* start Data section *

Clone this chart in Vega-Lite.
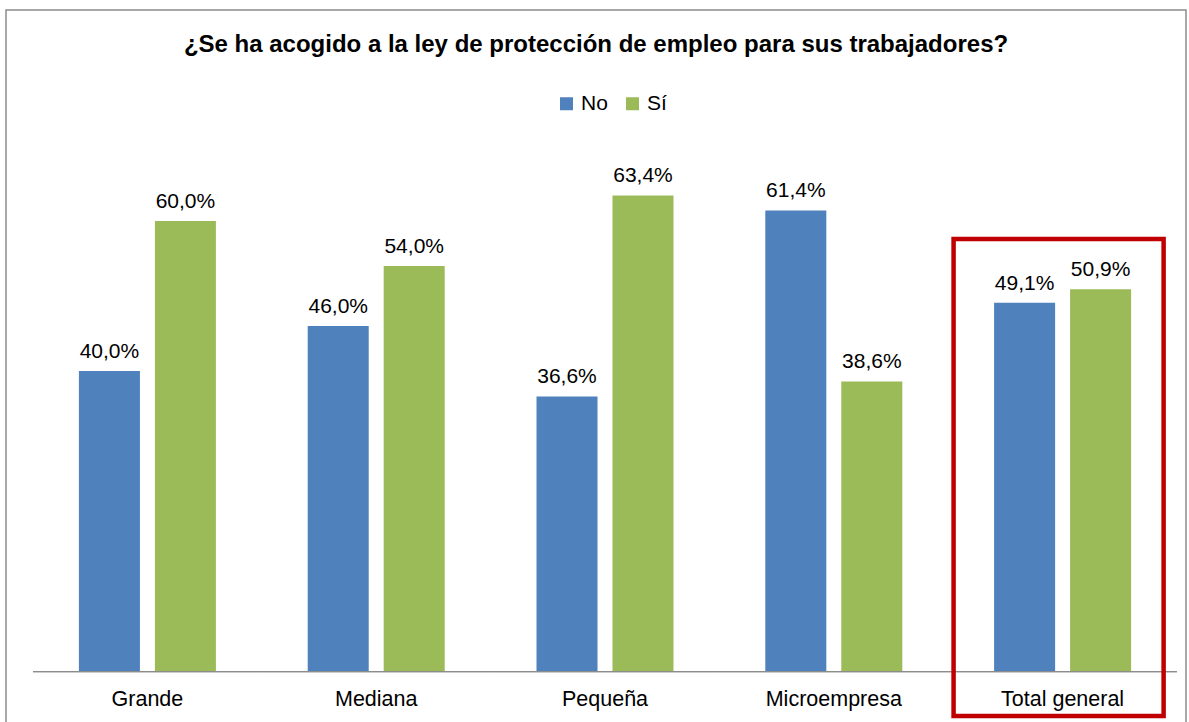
{
  "$schema": "https://vega.github.io/schema/vega-lite/v6.json",
  "autosize": {"type": "none"},
  "padding": {"left": 6, "top": 10, "right": 3, "bottom": 0},
  "width": 1180,
  "height": 720,
  "background": "white",
  "config": {
    "locale": {"number": {"decimal": ",", "thousands": ".", "grouping": [3], "currency": ["", " €"]}},
    "view": {"stroke": "#8c8c8c", "strokeWidth": 1.5},
    "font": "Liberation Sans"
  },
  "title": {
    "text": "¿Se ha acogido a la ley de protección de empleo para sus trabajadores?",
    "font": "Liberation Sans",
    "fontSize": 24,
    "fontWeight": "bold",
    "color": "black",
    "anchor": "middle",
    "frame": "group",
    "baseline": "alphabetic",
    "offset": -66
  },
  "data": {
    "values": [
      {"category": "Grande", "serie": "No", "value": 0.400},
      {"category": "Grande", "serie": "Sí", "value": 0.600},
      {"category": "Mediana", "serie": "No", "value": 0.460},
      {"category": "Mediana", "serie": "Sí", "value": 0.540},
      {"category": "Pequeña", "serie": "No", "value": 0.366},
      {"category": "Pequeña", "serie": "Sí", "value": 0.634},
      {"category": "Microempresa", "serie": "No", "value": 0.614},
      {"category": "Microempresa", "serie": "Sí", "value": 0.386},
      {"category": "Total general", "serie": "No", "value": 0.491},
      {"category": "Total general", "serie": "Sí", "value": 0.509}
    ]
  },
  "layer": [
    {
      "mark": {"type": "bar"},
      "encoding": {
        "x": {
          "field": "category", "type": "nominal",
          "sort": ["Grande", "Mediana", "Pequeña", "Microempresa", "Total general"],
          "scale": {"paddingInner": 0, "paddingOuter": 0.0787, "align": 0.75},
          "axis": {"title": null, "labelAngle": 0, "ticks": false, "domain": false, "offset": -59, "labelPadding": 17, "labelFontSize": 21.5, "labelColor": "black", "labelFont": "Liberation Sans"}
        },
        "xOffset": {"field": "serie", "type": "nominal", "scale": {"paddingInner": 0.197, "paddingOuter": 0.604}},
        "y": {"field": "value", "type": "quantitative", "scale": {"domain": [-0.07867, 0.88133], "nice": false, "zero": false}, "axis": null},
        "y2": {"datum": 0},
        "color": {
          "field": "serie", "type": "nominal",
          "scale": {"domain": ["No", "Sí"], "range": ["#4F81BD", "#9BBB59"]},
          "legend": {"title": null, "orient": "none", "legendX": 550, "legendY": 83, "direction": "horizontal", "symbolType": "square", "symbolSize": 169, "symbolStrokeWidth": 0, "labelFontSize": 21, "labelFont": "Liberation Sans", "labelColor": "black", "labelOffset": 4, "columnPadding": 14}
        }
      }
    },
    {
      "mark": {"type": "bar", "color": "#8c8c8c", "width": {"band": 1}},
      "encoding": {
        "x": {"field": "category", "type": "nominal", "sort": ["Grande", "Mediana", "Pequeña", "Microempresa", "Total general"]},
        "y": {"datum": 0},
        "y2": {"datum": -0.0018}
      }
    },
    {
      "mark": {"type": "text", "baseline": "alphabetic", "dy": -13, "fontSize": 21, "font": "Liberation Sans", "color": "black"},
      "encoding": {
        "x": {"field": "category", "type": "nominal", "sort": ["Grande", "Mediana", "Pequeña", "Microempresa", "Total general"]},
        "xOffset": {"field": "serie", "type": "nominal"},
        "y": {"field": "value", "type": "quantitative"},
        "text": {"field": "value", "type": "quantitative", "format": ".1%"}
      }
    },
    {
      "data": {"values": [{"category": "Total general", "top": 0.576, "bottom": -0.060}]},
      "mark": {"type": "rect", "filled": false, "stroke": "#C00000", "strokeWidth": 4.5, "width": {"band": 0.918}},
      "encoding": {
        "x": {"field": "category", "type": "nominal", "sort": ["Grande", "Mediana", "Pequeña", "Microempresa", "Total general"]},
        "xOffset": {"value": -4},
        "y": {"field": "top", "type": "quantitative"},
        "y2": {"field": "bottom"}
      }
    }
  ]
}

* end Data section *

— Your objective —
Repeat the data exactly, dropping every picture it holds.

— Correct response —
Clone this chart in Vega-Lite.
{
  "$schema": "https://vega.github.io/schema/vega-lite/v6.json",
  "autosize": {"type": "none"},
  "padding": {"left": 6, "top": 10, "right": 3, "bottom": 0},
  "width": 1180,
  "height": 720,
  "background": "white",
  "config": {
    "locale": {"number": {"decimal": ",", "thousands": ".", "grouping": [3], "currency": ["", " €"]}},
    "view": {"stroke": "#8c8c8c", "strokeWidth": 1.5},
    "font": "Liberation Sans"
  },
  "title": {
    "text": "¿Se ha acogido a la ley de protección de empleo para sus trabajadores?",
    "font": "Liberation Sans",
    "fontSize": 24,
    "fontWeight": "bold",
    "color": "black",
    "anchor": "middle",
    "frame": "group",
    "baseline": "alphabetic",
    "offset": -66
  },
  "data": {
    "values": [
      {"category": "Grande", "serie": "No", "value": 0.400},
      {"category": "Grande", "serie": "Sí", "value": 0.600},
      {"category": "Mediana", "serie": "No", "value": 0.460},
      {"category": "Mediana", "serie": "Sí", "value": 0.540},
      {"category": "Pequeña", "serie": "No", "value": 0.366},
      {"category": "Pequeña", "serie": "Sí", "value": 0.634},
      {"category": "Microempresa", "serie": "No", "value": 0.614},
      {"category": "Microempresa", "serie": "Sí", "value": 0.386},
      {"category": "Total general", "serie": "No", "value": 0.491},
      {"category": "Total general", "serie": "Sí", "value": 0.509}
    ]
  },
  "layer": [
    {
      "mark": {"type": "bar"},
      "encoding": {
        "x": {
          "field": "category", "type": "nominal",
          "sort": ["Grande", "Mediana", "Pequeña", "Microempresa", "Total general"],
          "scale": {"paddingInner": 0, "paddingOuter": 0.0787, "align": 0.75},
          "axis": {"title": null, "labelAngle": 0, "ticks": false, "domain": false, "offset": -59, "labelPadding": 17, "labelFontSize": 21.5, "labelColor": "black", "labelFont": "Liberation Sans"}
        },
        "xOffset": {"field": "serie", "type": "nominal", "scale": {"paddingInner": 0.197, "paddingOuter": 0.604}},
        "y": {"field": "value", "type": "quantitative", "scale": {"domain": [-0.07867, 0.88133], "nice": false, "zero": false}, "axis": null},
        "y2": {"datum": 0},
        "color": {
          "field": "serie", "type": "nominal",
          "scale": {"domain": ["No", "Sí"], "range": ["#4F81BD", "#9BBB59"]},
          "legend": {"title": null, "orient": "none", "legendX": 550, "legendY": 83, "direction": "horizontal", "symbolType": "square", "symbolSize": 169, "symbolStrokeWidth": 0, "labelFontSize": 21, "labelFont": "Liberation Sans", "labelColor": "black", "labelOffset": 4, "columnPadding": 14}
        }
      }
    },
    {
      "mark": {"type": "bar", "color": "#8c8c8c", "width": {"band": 1}},
      "encoding": {
        "x": {"field": "category", "type": "nominal", "sort": ["Grande", "Mediana", "Pequeña", "Microempresa", "Total general"]},
        "y": {"datum": 0},
        "y2": {"datum": -0.0018}
      }
    },
    {
      "mark": {"type": "text", "baseline": "alphabetic", "dy": -13, "fontSize": 21, "font": "Liberation Sans", "color": "black"},
      "encoding": {
        "x": {"field": "category", "type": "nominal", "sort": ["Grande", "Mediana", "Pequeña", "Microempresa", "Total general"]},
        "xOffset": {"field": "serie", "type": "nominal"},
        "y": {"field": "value", "type": "quantitative"},
        "text": {"field": "value", "type": "quantitative", "format": ".1%"}
      }
    },
    {
      "data": {"values": [{"category": "Total general", "top": 0.576, "bottom": -0.060}]},
      "mark": {"type": "rect", "filled": false, "stroke": "#C00000", "strokeWidth": 4.5, "width": {"band": 0.918}},
      "encoding": {
        "x": {"field": "category", "type": "nominal", "sort": ["Grande", "Mediana", "Pequeña", "Microempresa", "Total general"]},
        "xOffset": {"value": -4},
        "y": {"field": "top", "type": "quantitative"},
        "y2": {"field": "bottom"}
      }
    }
  ]
}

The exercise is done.